__THE EXERCISE__. Sort through the data and copy the lines holding the word "this".

__DATA__.
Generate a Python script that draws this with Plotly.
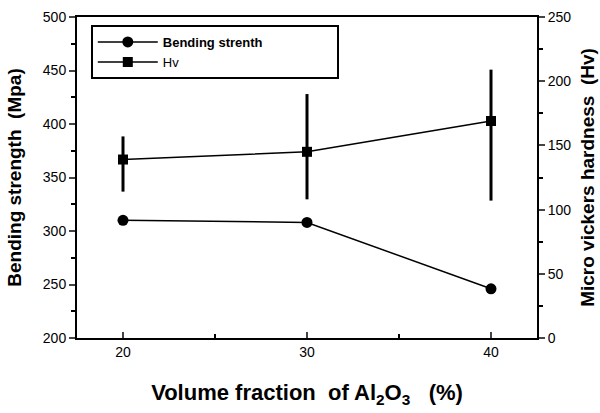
import plotly.graph_objects as go

volume_fraction = [20, 30, 40]
bending_strength = [310, 308, 246]
hv = [139, 145, 169]
hv_err_plus = [18, 45, 40]
hv_err_minus = [25, 37, 62]

fig = go.Figure()
fig.add_trace(go.Scatter(
    x=volume_fraction, y=bending_strength,
    name="<b>Bending strenth</b>" + "\u00a0" * 19,
    mode="lines+markers", line=dict(color="black", width=1.5),
    marker=dict(symbol="circle", size=11, color="black"), yaxis="y"))
fig.add_trace(go.Scatter(
    x=volume_fraction, y=hv, name="Hv",
    mode="lines+markers", line=dict(color="black", width=1.5),
    marker=dict(symbol="square", size=10, color="black"),
    error_y=dict(type="data", symmetric=False, array=hv_err_plus,
                 arrayminus=hv_err_minus, color="black", thickness=3, width=0),
    yaxis="y2"))

FONT = "Arial, Liberation Sans, sans-serif"
axis_font = dict(family=FONT, size=14, color="black")
title_font = dict(family=FONT, size=19, color="black")

fig.update_layout(
    width=600, height=413,
    margin=dict(l=77, r=63, t=17, b=75),
    paper_bgcolor="white", plot_bgcolor="white",
    showlegend=True,
    legend=dict(x=0.03, y=0.975, xanchor="left", yanchor="top",
                bgcolor="white", bordercolor="black", borderwidth=2,
                font=dict(family=FONT, size=13, color="black"),
                tracegroupgap=0, itemwidth=60),
    xaxis=dict(range=[17.5, 42.5], tickvals=[20, 30, 40], ticks="inside", ticklen=6,
               tickwidth=2, showline=True, linecolor="black", linewidth=2, mirror=True,
               showgrid=False, zeroline=False, tickfont=axis_font, automargin=False,
               minor=dict(tickvals=[25, 35], ticks="inside", ticklen=4, tickwidth=2, tickcolor="black"),
               title=dict(text="<b>Volume fraction  of Al<sub>2</sub>O<sub>3</sub>   (%)</b>",
                          font=dict(family=FONT, size=22, color="black"),
                          standoff=26)),
    yaxis=dict(range=[200, 500], dtick=50, ticks="outside", ticklen=6, tickwidth=2,
               showline=True, linecolor="black", linewidth=2, showgrid=False, zeroline=False,
               tickfont=axis_font, automargin=False,
               minor=dict(dtick=25, ticks="outside", ticklen=4, tickwidth=2, tickcolor="black"),
               title=dict(text="<b>Bending strength  (Mpa)</b>", font=title_font, standoff=16)),
    yaxis2=dict(range=[0, 250], dtick=50, overlaying="y", side="right", ticks="outside",
                ticklen=6, tickwidth=2, showline=True, linecolor="black", linewidth=2,
                showgrid=False, zeroline=False, tickfont=axis_font, automargin=False,
                minor=dict(dtick=25, ticks="outside", ticklen=4, tickwidth=2, tickcolor="black"),
                title=dict(text="<b>Micro vickers hardness  (Hv)</b>", font=title_font, standoff=10)),
)

fig.write_html("out.html")
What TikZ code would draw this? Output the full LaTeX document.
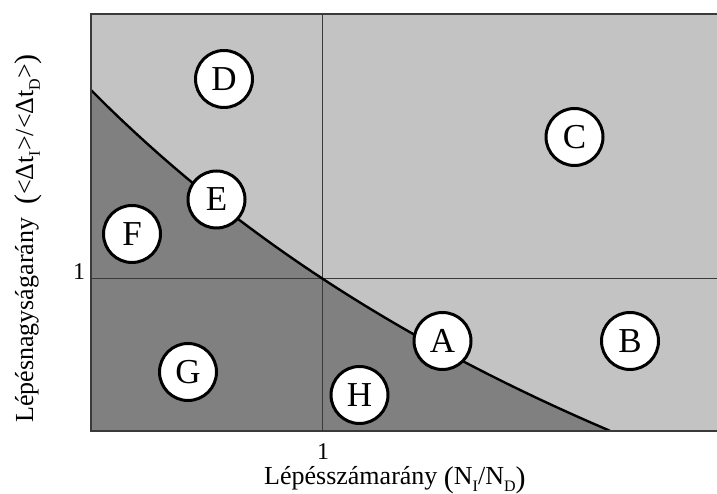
\documentclass[tikz,border=0pt]{standalone}
\usepackage{fontspec}
\setmainfont{Liberation Serif}
\definecolor{lightg}{HTML}{C3C3C3}
\definecolor{darkg}{HTML}{808080}
\definecolor{framec}{HTML}{3A3A3A}
\newcommand{\subtx}[1]{\raisebox{-0.26em}{\fontsize{16}{16}\selectfont #1}}
\newcommand{\bigpar}[1]{{\fontsize{30}{30}\selectfont\raisebox{-0.08em}{#1}}}
\begin{document}
\begin{tikzpicture}[x=1pt,y=1pt,
  framestyle/.style={draw=framec,line width=1.6pt},
  gridstyle/.style={draw=framec,line width=1pt},
  curvestyle/.style={draw=black,line width=2.4pt},
  region/.style={circle,draw=black,line width=3pt,fill=white,minimum size=57pt,inner sep=0pt,font=\fontsize{35}{35}\selectfont},
  ticklab/.style={inner sep=0pt,font=\fontsize{24}{24}\selectfont},
  axlab/.style={inner sep=0pt,font=\fontsize{26}{26}\selectfont}]
\useasboundingbox (0,0) rectangle (717,494);
\fill[lightg] (91,63) rectangle (717,480);
\fill[darkg] (91,63) -- (91,404) -- plot[domain=91:610,samples=90] (\x,{-567.9+934/((\x+870)/1000)}) -- (610,63) -- cycle;
\coordinate (vb) at (322,63);
\coordinate (vt) at (322,480);
\coordinate (hl) at (91,215);
\coordinate (hr) at (717,215);
\draw[gridstyle] (vb) -- (vt);
\draw[gridstyle] (hl) -- (hr);
\draw[curvestyle] plot[domain=91:610,samples=90] (\x,{-567.9+934/((\x+870)/1000)});
\coordinate (tr) at (717,480);
\coordinate (tl) at (91,480);
\coordinate (bl) at (91,63);
\coordinate (br) at (717,63);
\draw[framestyle] (tr) -- (tl) -- (bl) -- (br);
\node[region] (A) at (442.5,153) {A};
\node[region] (B) at (630,153) {B};
\node[region] (C) at (574.5,357) {C};
\node[region] (D) at (224,415) {D};
\node[region] (E) at (216.5,294.5) {E};
\node[region] (F) at (132,260) {F};
\node[region] (G) at (188,122) {G};
\node[region] (H) at (359.5,99) {H};
\node[ticklab] (xone) at (323,42.5) {1};
\node[ticklab] (yone) at (79,222) {1};
\node[axlab,anchor=base west] (xlab) at (264,9) {Lépésszámarány \bigpar{(}N\subtx{I}/N\subtx{D}\bigpar{)}};
\node[axlab,anchor=base west,rotate=90] (ylab) at (33,71) {Lépésnagyságarány \ \bigpar{(}<Δt\subtx{I}>/<Δt\subtx{D}>\bigpar{)}};
\end{tikzpicture}
\end{document}
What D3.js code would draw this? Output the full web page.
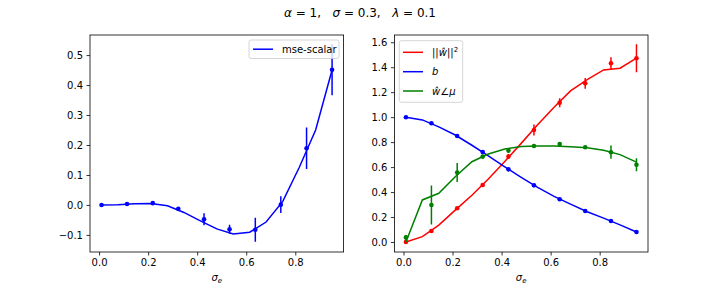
<!DOCTYPE html>
<html>
<head>
<meta charset="utf-8">
<script src="https://cdn.jsdelivr.net/npm/d3@7"></script>
<style>
  body { margin: 0; background: #fff; }
  text { font-family: "DejaVu Sans", sans-serif; }
</style>
</head>
<body>
<div id="chart"></div>
<script>
// sigma_e grid for theory curves and for the simulated points
const lineX = [0.01, 0.077, 0.144, 0.211, 0.279, 0.346, 0.413, 0.48, 0.547, 0.614, 0.681, 0.749, 0.816, 0.883, 0.95];
const pointX = [0.01, 0.114, 0.219, 0.323, 0.428, 0.532, 0.637, 0.741, 0.846, 0.95];

// left panel: mse-scalar
const mseLine = [0.0, 0.001, 0.004, 0.005, -0.003, -0.025, -0.053, -0.08, -0.097, -0.091, -0.057, 0.012, 0.125, 0.25, 0.45];
const msePts = [0.0, 0.003, 0.006, -0.013, -0.048, -0.081, -0.083, 0.001, 0.189, 0.451];
const mseErr = [0.003, 0.003, 0.003, 0.005, 0.02, 0.015, 0.04, 0.028, 0.069, 0.085];

// right panel
const normLine = [0.0, 0.043, 0.135, 0.255, 0.375, 0.505, 0.645, 0.79, 0.94, 1.08, 1.21, 1.30, 1.378, 1.392, 1.472];
const normPts = [0.0, 0.088, 0.27, 0.457, 0.684, 0.897, 1.116, 1.271, 1.432, 1.472];
const normErr = [0.01, 0.01, 0.01, 0.01, 0.02, 0.044, 0.036, 0.043, 0.048, 0.112];

const bLine = [1.0, 0.978, 0.922, 0.857, 0.775, 0.69, 0.602, 0.518, 0.438, 0.366, 0.303, 0.242, 0.191, 0.137, 0.08];
const bPts = [0.999, 0.951, 0.849, 0.721, 0.582, 0.454, 0.342, 0.248, 0.168, 0.08];
const bErr = [0.004, 0.004, 0.004, 0.004, 0.004, 0.004, 0.004, 0.004, 0.004, 0.004];

const angLine = [0.0, 0.337, 0.39, 0.523, 0.643, 0.705, 0.745, 0.764, 0.768, 0.768, 0.762, 0.755, 0.735, 0.70, 0.64];
const angPts = [0.037, 0.296, 0.556, 0.684, 0.732, 0.769, 0.785, 0.759, 0.719, 0.619];
const angErr = [0.02, 0.156, 0.076, 0.015, 0.02, 0.01, 0.01, 0.01, 0.053, 0.052];

const width = 720, height = 288;
const svg = d3.select('#chart').append('svg')
    .attr('width', width)
    .attr('height', height);

// suptitle
const title = svg.append('text')
    .attr('x', 360).attr('y', 17)
    .attr('text-anchor', 'middle')
    .attr('font-size', 12)
    .attr('xml:space', 'preserve');
[['α', true], [' = 1,   ', false], ['σ', true], [' = 0.3,   ', false], ['λ', true], [' = 0.1', false]]
    .forEach(([t, it]) => title.append('tspan').attr('font-style', it ? 'italic' : null).text(t));

function panel(x0, x1, yDomain, yTicks, series) {
    const top = 35, bottom = 252;
    const x = d3.scaleLinear().domain([-0.037, 0.997]).range([x0, x1]);
    const y = d3.scaleLinear().domain(yDomain).range([bottom, top]);
    const g = svg.append('g');

    const xAxis = g.append('g').attr('transform', `translate(0,${bottom})`)
        .call(d3.axisBottom(x).tickValues([0, 0.2, 0.4, 0.6, 0.8]).tickFormat(d3.format('.1f')).tickSizeOuter(0).tickSize(3.5).tickPadding(3.5));
    const yAxis = g.append('g').attr('transform', `translate(${x0},0)`)
        .call(d3.axisLeft(y).tickValues(yTicks).tickFormat(d => d3.format('.1f')(d).replace('-', '\u2212')).tickSizeOuter(0).tickSize(3.5).tickPadding(3.5));
    [xAxis, yAxis].forEach(a => {
        a.select('.domain').remove();
        a.selectAll('text').attr('font-size', 10).attr('fill', '#000').attr('font-family', '"DejaVu Sans", sans-serif');
        a.selectAll('line').attr('stroke', '#000').attr('stroke-width', 0.8);
    });

    const clip = 'clip' + x0;
    svg.append('clipPath').attr('id', clip).append('rect')
        .attr('x', x0).attr('y', top).attr('width', x1 - x0).attr('height', bottom - top);
    const plot = g.append('g').attr('clip-path', `url(#${clip})`);

    const line = d3.line().x(d => x(d[0])).y(d => y(d[1]));
    series.forEach(s => {
        plot.append('path')
            .datum(lineX.map((v, i) => [v, s.line[i]]))
            .attr('d', line)
            .attr('fill', 'none')
            .attr('stroke', s.color)
            .attr('stroke-width', 1.5);
        plot.selectAll(null).data(pointX).join('line')
            .attr('x1', d => x(d)).attr('x2', d => x(d))
            .attr('y1', (d, i) => y(s.pts[i] - s.err[i]))
            .attr('y2', (d, i) => y(s.pts[i] + s.err[i]))
            .attr('stroke', s.color)
            .attr('stroke-width', 1.5);
        plot.selectAll(null).data(pointX).join('circle')
            .attr('cx', d => x(d))
            .attr('cy', (d, i) => y(s.pts[i]))
            .attr('r', 2.3)
            .attr('fill', s.color);
    });

    g.append('rect')
        .attr('x', x0).attr('y', top).attr('width', x1 - x0).attr('height', bottom - top)
        .attr('fill', 'none').attr('stroke', '#000').attr('stroke-width', 0.8);

    // x label sigma_e
    const xl = g.append('text')
        .attr('x', (x0 + x1) / 2).attr('y', 281)
        .attr('text-anchor', 'middle')
        .attr('font-size', 10);
    xl.append('tspan').attr('font-style', 'italic').text('σ');
    xl.append('tspan').attr('font-style', 'italic').attr('font-size', 7).attr('dy', 2).text('e');

    return g;
}

panel(90, 343.6, [-0.157, 0.567], [-0.1, 0, 0.1, 0.2, 0.3, 0.4, 0.5],
    [{ color: '#0000ff', line: mseLine, pts: msePts, err: mseErr }]);

const right = panel(394.4, 648, [-0.08, 1.658], [0, 0.2, 0.4, 0.6, 0.8, 1.0, 1.2, 1.4, 1.6], [
    { color: '#ff0000', line: normLine, pts: normPts, err: normErr },
    { color: '#0000ff', line: bLine, pts: bPts, err: bErr },
    { color: '#008000', line: angLine, pts: angPts, err: angErr }
]);

// legends
function legendBox(x, y, w, h) {
    svg.append('rect')
        .attr('x', x).attr('y', y).attr('width', w).attr('height', h)
        .attr('rx', 2).attr('fill', '#fff').attr('fill-opacity', 0.8)
        .attr('stroke', '#cccccc').attr('stroke-width', 0.8);
}
function legendEntry(x, y, color, parts) {
    svg.append('line')
        .attr('x1', x).attr('x2', x + 20).attr('y1', y).attr('y2', y)
        .attr('stroke', color).attr('stroke-width', 1.5);
    const t = svg.append('text').attr('x', x + 29).attr('y', y + 3.5).attr('font-size', 10);
    parts.forEach(p => {
        const ts = t.append('tspan').text(p.t);
        if (p.it) ts.attr('font-style', 'italic');
        if (p.sup) ts.attr('font-size', 7).attr('dy', -4);
    });
}

legendBox(249, 40, 90, 18.5);
legendEntry(253, 49.2, '#0000ff', [{ t: 'mse-scalar' }]);

legendBox(399.3, 40.7, 63.4, 61.6);
legendEntry(403, 52.3, '#ff0000', [{ t: '||' }, { t: 'w\u0302', it: true }, { t: '||' }, { t: '2', sup: true }]);
legendEntry(403, 71.7, '#0000ff', [{ t: 'b', it: true }]);
legendEntry(403, 91, '#008000', [{ t: 'w\u0302', it: true }, { t: '∠' }, { t: 'μ', it: true }]);
</script>
</body>
</html>
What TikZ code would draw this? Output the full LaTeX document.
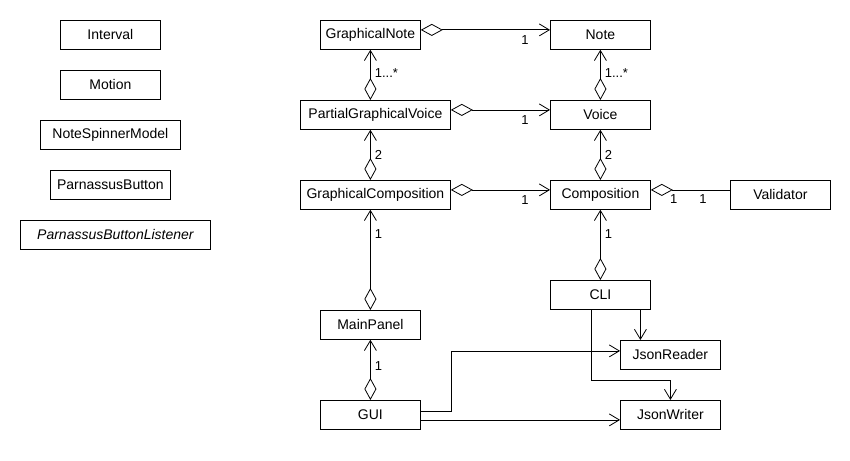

__CORRECT RESULT__.
Generate a Python script that draws this with Plotly.
What TikZ code would draw this? Output the full LaTeX document.
What D3.js code would draw this? Output the full web page.
What TikZ code would draw this? Output the full LaTeX document.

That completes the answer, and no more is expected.